Empat Jurus ESDM Tahan Pembengkakan Desifit Perdagangan Migas

ilustrasi kapal Pertamina.
Sumber :
  • ANTARA FOTO/Muhammad Adimaja

VIVA – Defisit perdagangan di sektor minyak dan gas bumi membuat neraca perdagangan RI pada Agustus 2018, tekor sebesar sebesar US$1,02 miliar. Padahal, neraca perdagangan di sektor non migas, justru tercatat surplus. 

Pada bulan tersebut, defisit perdagangan migas tercatat cukup besar dibanding bulan sebelumnya atau mencapai US$1,661 miliar. Di satu sisi, sektor non migas berhasil mencatatkan surplus sebesar US$639,6 juta. 

Kementerian Energi dan Sumber Daya Mineral (ESDM) sebelumnya mengungkap penyebab membengkaknya defisit migas itu, lantaran harga minyak dunia yang naik dan turunnya produksi blok migas di Tanah Air. 

Direktur Jenderal Migas Kementerian ESDM, Djoko Siswanto mengatakan, pemerintah telah menyiapkan empat strategi untuk menahan pembengkakan neraca perdagangan migas. 

Pertama, adalah kebijakan mandatori Biodiesel 20 (B20) yang telah dijalankan pemerintah sejak 1 September 2018. Kedua, adalah kewajiban Kontraktor Kontrak Kerjasama (KKKS) Migas menjual bagian produksi minyaknya ke PT Pertamina terlebih dahulu sebelum melakukan ekspor.  

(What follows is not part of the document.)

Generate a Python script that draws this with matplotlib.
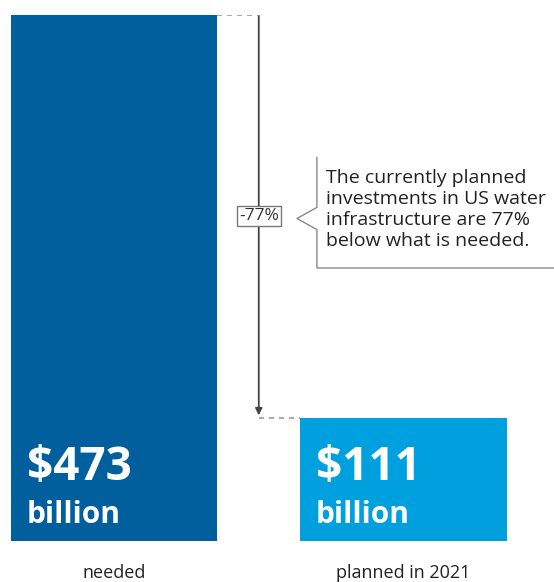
import matplotlib.pyplot as plt
from matplotlib.patches import FancyArrowPatch

# investment in US water infrastructure, billions of dollars
categories = ['needed', 'planned in 2021']
amounts = [473, 111]
bar_colors = ['#005F9C', '#00A0DF']
gap_label = '-77%'
note = ('The currently planned\ninvestments in US water\n'
        'infrastructure are 77%\nbelow what is needed.')

plt.rcParams['font.family'] = ['Open Sans', 'DejaVu Sans']

fig = plt.figure(figsize=(5.54, 5.82), dpi=100)
ax = fig.add_axes([0, 41 / 582, 1, 526 / 582])
ax.set_xlim(-0.394, 1.52)
ax.set_ylim(0, amounts[0])
ax.axis('off')

x = list(range(len(amounts)))
w = 0.712
ax.bar(x, amounts, width=w, color=bar_colors, zorder=2)

# value labels inside the bars
for i, v in enumerate(amounts):
    ax.text(i - w / 2 + 0.054, 55, f'${v}', color='white', fontsize=33,
            fontweight='bold', ha='left', va='baseline', zorder=3)
    ax.text(i - w / 2 + 0.054, 16, 'billion', color='white', fontsize=21.5,
            fontweight='bold', ha='left', va='baseline', zorder=3)
    ax.text(i, -29, categories[i], color='#222222', fontsize=13,
            ha='center', va='center', clip_on=False)

# dashed guides and the drop arrow between the two totals
mid = 0.5
ax.plot([w / 2, mid], [amounts[0], amounts[0]], ls=(0, (3, 3)), color='#999999', lw=1.2)
ax.plot([mid, 1 - w / 2], [amounts[1], amounts[1]], ls=(0, (3, 3)), color='#999999', lw=1.2)
ax.add_patch(FancyArrowPatch((mid, amounts[0]), (mid, amounts[1] + 2),
                             arrowstyle='-|>', mutation_scale=10,
                             color='#444444', lw=1.3, shrinkA=0, shrinkB=0))
ax.text(mid, 292, gap_label, fontsize=12.5, color='#333333', ha='center', va='center',
        bbox=dict(boxstyle='square,pad=0.12', fc='white', ec='#777777', lw=1), zorder=4)

# speech-bracket callout
bx, tip = 0.701, 0.632
ax.plot([bx, bx, tip, bx, bx, 1.52],
        [345, 300, 290, 280, 245.5, 245.5], color='#888888', lw=1, clip_on=False)
ax.text(bx + 0.03, 298, note, fontsize=14, color='#222222', ha='left', va='center',
        linespacing=1.22)

fig.savefig('out.png', dpi=100)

"Kalau B20 sukses kita tidak akan mengeluarkan dolar untuk membeli impor kan, begitu pula bagian KKKS (dijual ke pertamina)," ujar Djoko di Kementerian ESDM, Jakarta, Rabu 19 September 2018. 

Lalu, 'jurus' pemerintah yang ketiga adalah penggunaan produk dan jasa dalam negeri atau tingkat komponen dalam negeri (TKDN) di berbagai sektor. Diharapkan melalui kebijakan ini impor pun berkurang. 

Sementara itu, yang keempat adalah penerapan L/C (Letter of Credit) untuk sumber daya alam yang diekspor. Sehingga, diharapkan devisa hasil ekspor seluruhnya tetap masuk ke dalam negeri. 

"Semua perusahaan yang akan membeli produk di bidang energi, baik itu batu bara, emas, dan yang lainnya harus bayar pakai L/C di negeri ini. kan dapat kita dolar. Yang buka L/C di luar negeri, kita pindahkan ke dalam negeri. Artinya apa, kita akan banyak masuk uang US dollar," katanya. 

Djoko melanjutkan, dampak yang dirasakan akan kebijakan tersebut sudah terasa. Hal itu terlihat dari nilai tukar rupiah yang berhasil ditahan tidak menembus Rp15.000 per dolar AS.  

"Dampaknya, kemarin kan mentok-mentok Rp15.000 rupiah per dolar. Nah, sekarang enggak ada lagi kan itu lewat dari 15 (ribu) kan," tuturnya.